After Obama’s second inauguration, I noticed a change in him as well. He could no longer try to work through overt and unapologetic Republican obstruction. He too had hardened, but more notably, he was recalculating his strategy. This second term, his administration has been issuing executive orders, rules, regulations, and using all the tools at his disposal to achieve his policy agenda because if Congress won’t work with him, he’ll find another way. While Obama is not the first president to take this course of action in his second term, he has returned to causes that he has always wanted to tackle, from immigration reform to overtime pay all with intensity.

That is not to say that I have agreed with him on everything. I have questions and concerns as many of his supporters do. But what’s kept me going has been watching him live by his genuine, unyielding faith that we can all come to the table, find a compromise, and make progress, no matter how painfully incremental it may be.
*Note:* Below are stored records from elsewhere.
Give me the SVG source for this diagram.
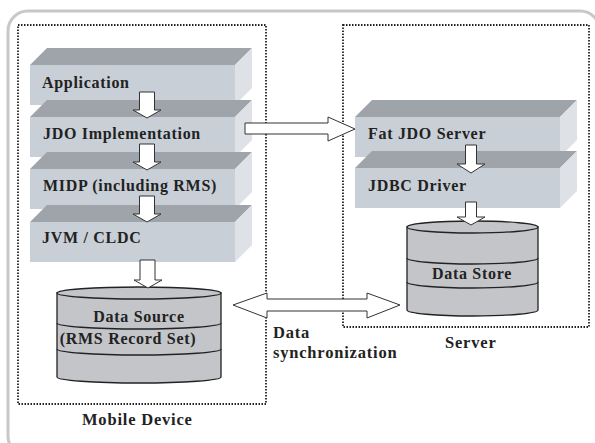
<svg xmlns="http://www.w3.org/2000/svg" width="595" height="443" viewBox="0 0 595 443">
<style>
  .lbl { font-family: "Liberation Serif", "Times New Roman", serif; font-weight: bold; font-size: 16px; fill: #222; letter-spacing: 0.7px; }
  .big { font-size: 16.5px; letter-spacing: 0.8px; }
  .top { fill: #9ea4aa; }
  .front { fill: #c9cfd6; }
  .side { fill: #dee1e5; }
  .box { fill: none; stroke: #222; stroke-width: 1.8; stroke-dasharray: 1.5 1.5; }
  .arrow { fill: #fff; stroke: #333; stroke-width: 1; }
  .cyl { fill: #c3c5c9; stroke: #222; stroke-width: 1.3; }
  .band { fill: none; stroke: #222; stroke-width: 1.3; }
</style>
<defs>
  <g id="block">
    <polygon class="top" points="0,0 17,-17 222,-17 205,0"/>
    <polygon class="side" points="205,0 222,-17 222,23 205,40"/>
    <rect class="front" x="0" y="0" width="205" height="40"/>
  </g>
</defs>
<rect x="8" y="11" width="592" height="445" rx="20" fill="#fff" stroke="#c8c8c8" stroke-width="3"/>

<g id="mobile-device">
  <rect class="box" x="18" y="25" width="248" height="379"/>
  <text class="lbl big" x="82" y="425">Mobile Device</text>
</g>
<g id="server">
  <rect class="box" x="343" y="25" width="246" height="302"/>
  <text class="lbl big" x="445" y="348">Server</text>
</g>

<g id="application">
  <use href="#block" x="30" y="65"/>
  <text class="lbl" x="42" y="88">Application</text>
</g>
<g id="jdo-implementation">
  <use href="#block" x="30" y="117"/>
  <text class="lbl" x="43" y="139">JDO Implementation</text>
</g>
<g id="midp">
  <use href="#block" x="30" y="169"/>
  <text class="lbl" x="43" y="191">MIDP (including RMS)</text>
</g>
<g id="jvm-cldc">
  <use href="#block" x="30" y="222"/>
  <text class="lbl" x="42" y="243">JVM / CLDC</text>
</g>
<g id="fat-jdo-server">
  <use href="#block" x="355" y="117"/>
  <text class="lbl" x="368" y="139">Fat JDO Server</text>
</g>
<g id="jdbc-driver">
  <use href="#block" x="355" y="168"/>
  <text class="lbl" x="368" y="191">JDBC Driver</text>
</g>

<g id="data-source">
  <path class="cyl" d="M57,293 L57,377 A82,6 0 0 0 221,377 L221,293 Z"/>
  <ellipse class="cyl" cx="139" cy="293" rx="82" ry="6"/>
  <path class="band" d="M57,323 A82,6 0 0 0 221,323 M57,349 A82,6 0 0 0 221,349"/>
  <text class="lbl" x="139" y="322" text-anchor="middle">Data Source</text>
  <text class="lbl" x="128" y="344" text-anchor="middle">(RMS Record Set)</text>
</g>
<g id="data-store">
  <path class="cyl" d="M407,227 L407,310 A65.5,6 0 0 0 538,310 L538,227 Z"/>
  <ellipse class="cyl" cx="472.5" cy="227" rx="65.5" ry="6"/>
  <path class="band" d="M407,258 A65.5,6 0 0 0 538,258 M407,282 A65.5,6 0 0 0 538,282"/>
  <text class="lbl" x="472" y="279" text-anchor="middle">Data Store</text>
</g>

<g id="connectors">
  <polygon class="arrow" points="139.5,92 154.5,92 154.5,110 161,110 147,118 133,110 139.5,110"/>
  <polygon class="arrow" points="139.5,144 154.5,144 154.5,162 161,162 147,170 133,162 139.5,162"/>
  <polygon class="arrow" points="139.5,196 154.5,196 154.5,214 161,214 147,222 133,214 139.5,214"/>
  <polygon class="arrow" points="140,260 155,260 155,280 162,280 148,288 134,280 140,280"/>
  <polygon class="arrow" points="465.5,145 476.5,145 476.5,164 485,164 471,173 457,164 465.5,164"/>
  <polygon class="arrow" points="465.5,202 476.5,202 476.5,217 485,217 471,225 457,217 465.5,217"/>
  <polygon class="arrow" points="245,123 328,123 328,117 355,129 328,141 328,134 245,134"/>
  <polygon class="arrow" points="233,305 267,293 267,299 367,299 367,293 400,305 367,318 367,311 267,311 267,318" stroke="#444"/>
  <text class="lbl big" x="273" y="338">Data</text>
  <text class="lbl big" x="273" y="358">synchronization</text>
</g>
</svg>
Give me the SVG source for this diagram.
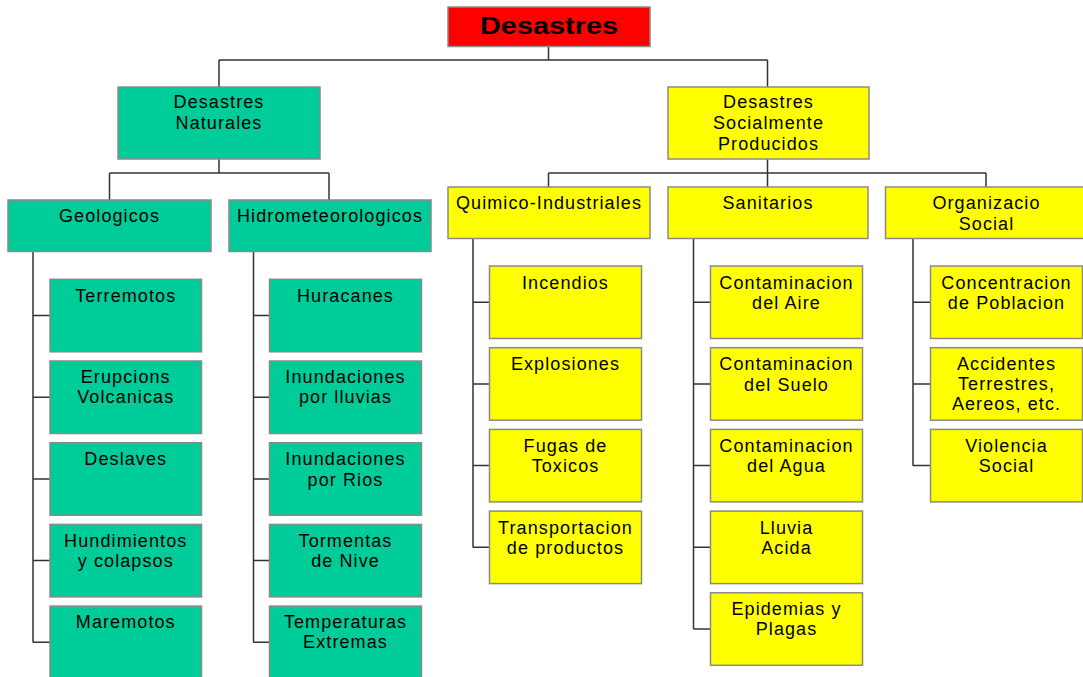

He’s shown me that there are multiple ways to attack a problem and that always, you need patience and commitment to realize meaningful change for those who are hurting the most. When you come across inevitable setbacks and failures, you recalculate and you keep going because our posterity will build from whatever foundation we set.

So, I’m recalculating. I left the public sector this spring, acknowledging that it may not be for me, at least not right now in those specific roles. That doesn’t mean I have given up on doing my part for progress, just that I have yet to find how I can. And while I try to make sense of my skills and aptitudes and recalculate my own route, Obama continues to give me hope in the last few months of his presidency that I can figure this out.

His speech to the 2016 Democratic National Convention in particular is a speech that I know I will replay throughout my life when I need him to tell me that I must keep going because this isn’t a spectator sport, and we all need to do our part because it’s yes we can. I will make mistakes, but that’s okay because that’s what happens when we try. But we have to try every option until we have closed the gap between what America is and what America should be because this is who are we as nation. It’s how we’ve created better opportunities for Americans from all backgrounds and how we’ll continue perfecting our union (to borrow a few of my favorite lines).

So, Mr. President, for picking me up all of these years, thank you from the bottom of my heart. You’ve meant so much to me, and I hope you know that I’ll carry the lessons you’ve taught me every single day.